What About the Deficit and the Debt Ceiling?

I don’t pretend to be smart enough to know what to do about the budget and debt spiral. Will there be a political stalemate in Congress that derails our economy?

I tend to be more sanguine than most on this issue after a decade of listening to economic doomsayers preach about the death of the dollar, etc., whether due to Japan and China selling their Treasury holdings or a downgrade to our AAA rating.

And after Paulson and Bernanke reacted with bold and creative initiatives during the 2008 crisis (remember how they had to keep reinventing what the TARP was for...when it was really just about restoring confidence), I know there are many backroom conversations going on to prevent another disaster.

The heads of central banks are always having private conversations about market sentiment and perception. In the fall of 2008 when they orchestrated a lowering of interest rates around the world, I coined the term “global central bank” or GCB. They know it’s a confidence game and they are not about to lose this round over the stupid U.S. debt ceiling.

Stalemates and Double-Dips

What is going on now is letting Congress “work it out of its system.” Let everyone grandstand and politicize it to their advantage. You don’t want the impression of a master plan that’s already been advised by “wise men” behind the scenes.

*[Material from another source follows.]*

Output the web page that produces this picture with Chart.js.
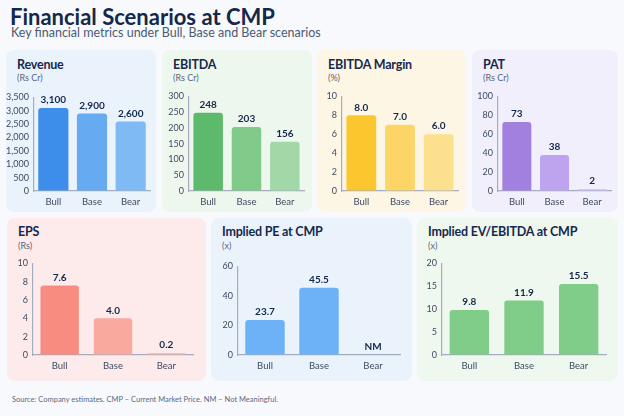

This is like when you give your teenagers new rules about the car. You have to let them fuss and complain about it for a while before full implementation. Not a great analogy, but you get the idea. Since we need Congress for this one (Bernanke can’t create a solution by himself this time), we have to let them bitch 'n moan.

For these reasons, I think we avoid a long political stalemate, which would, of course, be disastrous for the market. Hopefully smart economists and investors are busy educating congressmen and women what happens when you rip confidence from the biggest economy and debtor in the world. It’s all relative in a global economy, but it’s still a U.S.-centric globe, as we learned 2 years ago.

This said, a short stalemate in August will still take market down...until some form of certainty is known and believed by institutional investors. I would recommend reading what the boys from PIMCO or Blackrock are saying and doing now.

I like to go to their much bigger macro-investing brains when I don’t have a clue. So, while I am pretty sure we won’t see a double-dip recession -- and I still think we see the S&P at 1,500 by second quarter next year -- I will just be looking ahead for more specific clues in the second quarter’s earnings reports for the strength of our ability to get there.